Eikoh Hosoe (細江英公) is a Japanese filmmaker and photographer. He was born on March 18th, 1933 in Yonezawa, Yamagata. He is best known for his post World War II work, focusing on the psychological aspects of war, sex and death.
He was born as Hiroshi Satoshi in 1933, and moved to Tokyo 3 months after he was born. His cousin told him to call himself Eikoh Hosoe instead, and so he legally changed his name in 1947.
He attended the Tokyo Polytechnic Institute at 19, and graduated with a focus on photography. For a while he worked for women’s magazines. By 1960, he had presented his own gallery titled “Man and Woman” where he won the Japan Photo Film Critics Association Award for New artists.
That same year he begun to work on what would be one of his most famous works, a collaboration with other artists known as the “Jazz Film Laboratory” with Tatsumi Hijikata, Shuji Terayama, and Shōmei Tōmatsu.
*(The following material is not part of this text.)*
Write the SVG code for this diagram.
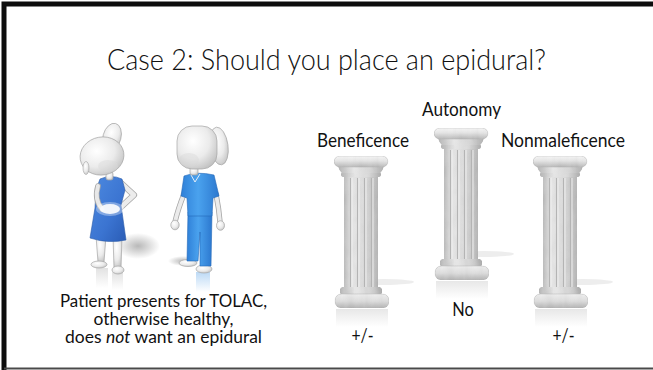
<svg xmlns="http://www.w3.org/2000/svg" xmlns:xlink="http://www.w3.org/1999/xlink" width="653" height="370" viewBox="0 0 653 370">
  <style>
    .title { font-family: Lato, "Liberation Sans", sans-serif; font-weight: 300; font-size: 28.5px; fill: #111; }
    .label { font-family: Lato, "Liberation Sans", sans-serif; font-size: 18.5px; fill: #111; }
    .caption { font-family: Lato, "Liberation Sans", sans-serif; font-size: 17.5px; fill: #111; }
    .body  { fill: url(#bodyGrad); stroke: #a6a6a6; stroke-width: 0.7; }
    .limb  { fill: none; stroke-linecap: round; stroke-linejoin: round; }
    .flute { stroke: #b4b4b4; stroke-width: 1.1; }
    .flute-hi { stroke: #efefef; stroke-width: 0.9; }
  </style>
  <defs>
    <radialGradient id="bodyGrad" cx="0.4" cy="0.35" r="0.75">
      <stop offset="0" stop-color="#ffffff"/>
      <stop offset="0.55" stop-color="#ebebeb"/>
      <stop offset="1" stop-color="#bdbdbd"/>
    </radialGradient>
    <linearGradient id="dressGrad" x1="0" y1="0" x2="1" y2="1">
      <stop offset="0" stop-color="#4d8ae0"/>
      <stop offset="0.6" stop-color="#3b74d1"/>
      <stop offset="1" stop-color="#2a5cb5"/>
    </linearGradient>
    <linearGradient id="scrubGrad" x1="0" y1="0" x2="1" y2="0">
      <stop offset="0" stop-color="#2f80d8"/>
      <stop offset="0.45" stop-color="#4aa2ee"/>
      <stop offset="1" stop-color="#2c78cf"/>
    </linearGradient>
    <radialGradient id="shadowGrad">
      <stop offset="0" stop-color="#9a9a9a" stop-opacity="0.7"/>
      <stop offset="1" stop-color="#9a9a9a" stop-opacity="0"/>
    </radialGradient>
    <linearGradient id="fadeGray" x1="0" y1="0" x2="0" y2="1">
      <stop offset="0" stop-color="#cfcfcf" stop-opacity="0.6"/>
      <stop offset="1" stop-color="#cfcfcf" stop-opacity="0"/>
    </linearGradient>
    <linearGradient id="fadeBlue" x1="0" y1="0" x2="0" y2="1">
      <stop offset="0" stop-color="#8fc0ee" stop-opacity="0.6"/>
      <stop offset="1" stop-color="#8fc0ee" stop-opacity="0"/>
    </linearGradient>

    <!-- column shading -->
    <linearGradient id="slabGrad" x1="0" y1="0" x2="0" y2="1">
      <stop offset="0" stop-color="#f4f4f4"/>
      <stop offset="0.45" stop-color="#e2e2e2"/>
      <stop offset="1" stop-color="#b8b8b8"/>
    </linearGradient>
    <linearGradient id="ringGrad" x1="0" y1="0" x2="1" y2="0">
      <stop offset="0" stop-color="#b4b4b4"/>
      <stop offset="0.35" stop-color="#e6e6e6"/>
      <stop offset="0.7" stop-color="#d6d6d6"/>
      <stop offset="1" stop-color="#aeaeae"/>
    </linearGradient>
    <linearGradient id="shaftGrad" x1="0" y1="0" x2="1" y2="0">
      <stop offset="0" stop-color="#bdbdbd"/>
      <stop offset="0.25" stop-color="#e4e4e4"/>
      <stop offset="0.6" stop-color="#dadada"/>
      <stop offset="1" stop-color="#b6b6b6"/>
    </linearGradient>
    <linearGradient id="baseGrad" x1="0" y1="0" x2="0" y2="1">
      <stop offset="0" stop-color="#ececec"/>
      <stop offset="0.5" stop-color="#dcdcdc"/>
      <stop offset="1" stop-color="#b5b5b5"/>
    </linearGradient>
    <linearGradient id="reflGrad" x1="0" y1="0" x2="0" y2="1">
      <stop offset="0" stop-color="#d4d4d4" stop-opacity="0.55"/>
      <stop offset="1" stop-color="#d4d4d4" stop-opacity="0"/>
    </linearGradient>
    <filter id="marble" x="0" y="0" width="1" height="1">
      <feTurbulence type="fractalNoise" baseFrequency="0.14 0.06" numOctaves="3" seed="7" result="noise"/>
      <feColorMatrix in="noise" type="matrix" values="0.33 0.33 0.33 0 0  0.33 0.33 0.33 0 0  0.33 0.33 0.33 0 0  0 0 0 0 1" result="gray"/>
      <feComposite in="SourceGraphic" in2="gray" operator="arithmetic" k1="0" k2="1" k3="0.16" k4="-0.08" result="tex"/>
      <feComposite in="tex" in2="SourceAlpha" operator="in"/>
    </filter>

    <!-- one column, 54 wide, 152 tall, origin at top-left of the capital -->
    <g id="column">
      <ellipse cx="50" cy="126" rx="30" ry="3" fill="#c4c4c4" opacity="0.3"/>
      <rect x="2" y="153" width="52" height="18" fill="url(#reflGrad)"/>
      <g filter="url(#marble)">
        <rect x="10" y="20" width="34" height="113" fill="url(#shaftGrad)"/>
        <rect x="6" y="131" width="42" height="8" rx="3" fill="url(#ringGrad)"/>
        <rect x="1" y="138" width="54" height="14" rx="6" fill="url(#baseGrad)" stroke="#b4b4b4" stroke-width="0.5"/>
        <rect x="7" y="16" width="40" height="5" rx="2" fill="url(#ringGrad)"/>
        <path d="M4,10 H50 Q49,15 46,17 H8 Q5,15 4,10 Z" fill="url(#ringGrad)"/>
        <rect x="0" y="0" width="54" height="11" rx="5.5" fill="url(#slabGrad)" stroke="#b4b4b4" stroke-width="0.5"/>
      </g>
      <g>
        <line class="flute" x1="16.5" y1="22" x2="16.5" y2="131"/>
        <line class="flute-hi" x1="18" y1="22" x2="18" y2="131"/>
        <line class="flute" x1="23.5" y1="22" x2="23.5" y2="131"/>
        <line class="flute-hi" x1="25" y1="22" x2="25" y2="131"/>
        <line class="flute" x1="30.5" y1="22" x2="30.5" y2="131"/>
        <line class="flute-hi" x1="32" y1="22" x2="32" y2="131"/>
        <line class="flute" x1="37.5" y1="22" x2="37.5" y2="131"/>
        <line class="flute-hi" x1="39" y1="22" x2="39" y2="131"/>
      </g>
    </g>
  </defs>

  <rect width="653" height="370" fill="#ffffff"/>

  <!-- slide frame -->
  <g id="frame">
    <path d="M653,4 H4 V370" fill="none" stroke="#0d0d0d" stroke-width="5"/>
    <line x1="4" y1="368.5" x2="653" y2="368.5" stroke="#4a4a4a" stroke-width="2"/>
  </g>

  <g id="title">
    <text class="title" x="326.5" y="70" text-anchor="middle" textLength="439" lengthAdjust="spacingAndGlyphs">Case 2: Should you place an epidural?</text>
  </g>

  <!-- patient in blue dress -->
  <g id="patient">
    <ellipse cx="138" cy="246" rx="22" ry="13" fill="url(#shadowGrad)"/>
    <rect x="96" y="268" width="12" height="20" fill="url(#fadeGray)"/>
    <rect x="112" y="272" width="11" height="18" fill="url(#fadeGray)"/>
    <!-- legs -->
    <path class="body" d="M96,236 L98,262 L104,262 L106,236 Z"/>
    <path class="body" d="M113,236 L114,268 L121,268 L122,236 Z"/>
    <ellipse class="body" cx="99" cy="264.5" rx="8" ry="3.5"/>
    <ellipse class="body" cx="118" cy="270" rx="6" ry="4"/>
    <!-- arm on hip -->
    <path class="limb" d="M121,183 L134,195 L121,207" stroke="#a6a6a6" stroke-width="6.2"/>
    <path class="limb" d="M121,183 L134,195 L121,207" stroke="#ececec" stroke-width="4.6"/>
    <!-- dress -->
    <path d="M100,179 Q111,174 122,179 L125,190 L121,205 L126,240 Q108,244 90,238 L95,208 L96,190 Z" fill="url(#dressGrad)" stroke="#2a5aa8" stroke-width="0.6"/>
    <!-- arm across the belly -->
    <path class="limb" d="M98,186 Q94,200 102,209" stroke="#a6a6a6" stroke-width="5.6"/>
    <path class="limb" d="M98,186 Q94,200 102,209" stroke="#e8e8e8" stroke-width="4"/>
    <ellipse cx="110" cy="209" rx="10" ry="5" fill="#f4f7fb" opacity="0.95"/>
    <ellipse cx="110" cy="209" rx="14" ry="7" fill="#ffffff" opacity="0.35"/>
    <!-- neck and head -->
    <rect class="body" x="106" y="172" width="7" height="8" rx="2"/>
    <ellipse class="body" cx="112" cy="137" rx="9" ry="14" transform="rotate(15 112 137)"/>
    <ellipse class="body" cx="102" cy="156" rx="22" ry="19" transform="rotate(-10 102 156)"/>
    <ellipse cx="86" cy="168" rx="3" ry="6.5" fill="url(#bodyGrad)" stroke="#a6a6a6" stroke-width="0.6"/>
    <ellipse cx="108" cy="166" rx="10" ry="6" fill="#d9d9d9" opacity="0.45"/>
  </g>

  <!-- clinician in blue scrubs -->
  <g id="clinician">
    <ellipse cx="183" cy="261" rx="15" ry="5" fill="url(#shadowGrad)"/>
    <rect x="196" y="272" width="14" height="20" fill="url(#fadeBlue)"/>
    <!-- arms -->
    <path class="limb" d="M184,194 Q178,209 175,222" stroke="#a6a6a6" stroke-width="5.4"/>
    <path class="limb" d="M184,194 Q178,209 175,222" stroke="#ebebeb" stroke-width="3.8"/>
    <path class="limb" d="M216,194 Q219,209 220,222" stroke="#a6a6a6" stroke-width="5.4"/>
    <path class="limb" d="M216,194 Q219,209 220,222" stroke="#ebebeb" stroke-width="3.8"/>
    <ellipse class="body" cx="175" cy="225" rx="4.2" ry="4.8"/>
    <ellipse class="body" cx="220.5" cy="225.5" rx="4" ry="4.8"/>
    <!-- feet -->
    <ellipse class="body" cx="188" cy="263" rx="9" ry="3.5"/>
    <ellipse class="body" cx="204" cy="269" rx="8" ry="4"/>
    <!-- trousers -->
    <path d="M188,212 L212,212 L211,266 L200,266 L200,232 L198,261 L187,261 Z" fill="url(#scrubGrad)" stroke="#2468b8" stroke-width="0.6"/>
    <!-- top -->
    <path d="M184,176 Q197,171 214,175 L219,196 L213,198 L212,216 L188,216 L187,198 L181,196 Z" fill="url(#scrubGrad)" stroke="#2468b8" stroke-width="0.6"/>
    <path d="M191,175 L195,182 L200,174" fill="none" stroke="#e6eef8" stroke-width="1"/>
    <!-- neck and head -->
    <rect class="body" x="190" y="167" width="8" height="8" rx="2"/>
    <ellipse class="body" cx="219" cy="146" rx="9" ry="19" transform="rotate(-8 219 146)"/>
    <rect class="body" x="177" y="126" width="40" height="43" rx="15"/>
    <ellipse cx="189" cy="160" rx="10" ry="7" fill="#d6d6d6" opacity="0.4"/>
  </g>

  <g id="caption">
    <text class="caption" x="163.5" y="307" text-anchor="middle" textLength="207" lengthAdjust="spacingAndGlyphs">Patient presents for TOLAC,</text>
    <text class="caption" x="163.5" y="325" text-anchor="middle" textLength="140" lengthAdjust="spacingAndGlyphs">otherwise healthy,</text>
    <text class="caption" x="163.5" y="343" text-anchor="middle" textLength="197" lengthAdjust="spacingAndGlyphs">does <tspan font-style="italic">not</tspan> want an epidural</text>
  </g>

  <!-- the three principles -->
  <g id="pillar-beneficence">
    <use href="#column" xlink:href="#column" x="334" y="156"/>
    <text class="label" x="363" y="147" text-anchor="middle" textLength="92" lengthAdjust="spacingAndGlyphs">Beneficence</text>
    <text class="label" x="362.5" y="342" text-anchor="middle" textLength="22" lengthAdjust="spacingAndGlyphs">+/-</text>
  </g>
  <g id="pillar-autonomy">
    <use href="#column" xlink:href="#column" x="434" y="128"/>
    <text class="label" x="461.5" y="116" text-anchor="middle" textLength="79" lengthAdjust="spacingAndGlyphs">Autonomy</text>
    <text class="label" x="463" y="316" text-anchor="middle" textLength="21.5" lengthAdjust="spacingAndGlyphs">No</text>
  </g>
  <g id="pillar-nonmaleficence">
    <use href="#column" xlink:href="#column" x="533" y="156"/>
    <text class="label" x="563" y="147" text-anchor="middle" textLength="124" lengthAdjust="spacingAndGlyphs">Nonmaleficence</text>
    <text class="label" x="563.5" y="342" text-anchor="middle" textLength="22" lengthAdjust="spacingAndGlyphs">+/-</text>
  </g>
</svg>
The purpose of the collaboration was to produce avant-garde works about created various intense pieces of artwork using a wide variety of mediums, including photography, film and paintings.
Hosoe continued to be known for his shocking images, such as photographs of dead women sprawled on the ground, decapitated heads, young women exposing themselves and more. Many of his pieces were in black and white.
In 1994, Hosoe became a professor at the Tokyo Polytechnic Institute. He is currently the curator of Kiyosato Museum of Photographic Arts, and has been since 1995. He also has his own art institute.